Source: RFI, April 5, 2024
https://tinyurl.com/nhdmnk2s

Half-Stopped Factories Become Norm in Chinese Lithium Battery Industry

Shanghai-based Chinese financial news site East Money recently reported that, “as the period of frenzied investment has passed, the Chinese lithium battery industry has been shrouded in the shadow of overcapacity and price wars. .. After the Chinese New Year, which is often the peak period for job hunting and employment, many battery companies reported suspensions of production, layoffs, and salary cuts.” Below are some translated excerpts from the article.

The oversupply situation in the lithium battery industry has been reflected in all aspects of the entire supply chain. Some sources told the reporters that, in the new energy industry chain from top to bottom, no orders and half-stopped factories have become the norm. “The bosses themselves are looking to find a more stable job.” Starting this year, even large companies are in danger. Other than the two “super players,” CATL and BYD, the question is: how many battery companies can survive past spring?

The turning point for the lithium battery industry’s sharp decline occurred in the fourth quarter of 2022. The trigger was that the sales growth rate of new energy vehicles began to slow down significantly, which was not expected by the industry. Because of this, since 2023, the battery industry has fought a fierce price war, and capacity utilization has further declined as well. Even for CATL, its 2021 manufacturing capacity utilization rate was as high as 95 percent, dropped to 83.4 percent in 2022, and further dropped to 70.47 percent in 2023, which is still much higher than the industry average capacity utilization rate – around 41.8 percent.

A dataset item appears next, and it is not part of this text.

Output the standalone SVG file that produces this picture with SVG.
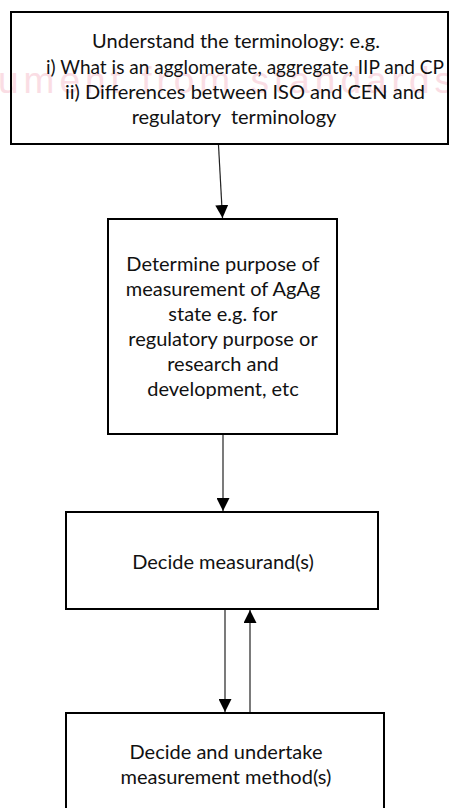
<svg xmlns="http://www.w3.org/2000/svg" width="449" height="808" viewBox="0 0 449 808">
<style>
.box{fill:none;stroke:#000;stroke-width:2}
.t{font-family:Lato,"Open Sans",sans-serif;font-size:20px;fill:#111;text-anchor:middle}
.c{stroke:#222;stroke-width:1.2;fill:none}
.wm{font-family:"Liberation Sans",Arial,sans-serif;font-size:37px;fill:#fadde4}
</style>
<defs>
<marker id="ah" markerUnits="userSpaceOnUse" markerWidth="13" markerHeight="13" viewBox="0 0 10 10" refX="10" refY="5" orient="auto">
<path d="M0,0 L10,5 L0,10 z" fill="#000"/>
</marker>
</defs>
<rect width="449" height="808" fill="#fff"/>
<text class="wm" x="-2" y="93" textLength="455" lengthAdjust="spacing">ument from standards</text>
<g id="n1">
<rect class="box" x="11" y="12" width="437" height="132"/>
<text class="t" x="236" y="48">Understand the terminology: e.g.</text>
<text class="t" x="245" y="74" textLength="398" lengthAdjust="spacingAndGlyphs">i) What is an agglomerate, aggregate, IIP and CP</text>
<text class="t" x="245" y="99">ii) Differences between ISO and CEN and</text>
<text class="t" x="234" y="124" xml:space="preserve">regulatory  terminology</text>
</g>
<g id="n2">
<rect class="box" x="108" y="219" width="229" height="215"/>
<text class="t" x="223" y="271">Determine purpose of</text>
<text class="t" x="223" y="296">measurement of AgAg</text>
<text class="t" x="223" y="321">state e.g. for</text>
<text class="t" x="223" y="346">regulatory purpose or</text>
<text class="t" x="223" y="371">research and</text>
<text class="t" x="223" y="396">development, etc</text>
</g>
<g id="n3">
<rect class="box" x="66" y="512" width="312" height="97"/>
<text class="t" x="223" y="569">Decide measurand(s)</text>
</g>
<g id="n4">
<rect class="box" x="66" y="713" width="318" height="110"/>
<text class="t" x="226" y="759">Decide and undertake</text>
<text class="t" x="226" y="784">measurement method(s)</text>
</g>
<g id="connectors">
<line class="c" x1="218.5" y1="145" x2="222.5" y2="218" marker-end="url(#ah)"/>
<line class="c" x1="223" y1="435" x2="223" y2="511" marker-end="url(#ah)"/>
<line class="c" x1="225" y1="610" x2="225" y2="712" marker-end="url(#ah)"/>
<line class="c" x1="250" y1="712" x2="250" y2="610" marker-end="url(#ah)"/>
</g>
</svg>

Right now, the lithium battery industry is still facing the challenge brought by the worsen high EV inventories as the result of the rapid expansion of new energy vehicles. In the meantime, the battery inventory of the energy storage industry is piling up too. No one knows when the lithium battery industry will emerge from the bottom. A new round of elimination in the market seems to be just starting.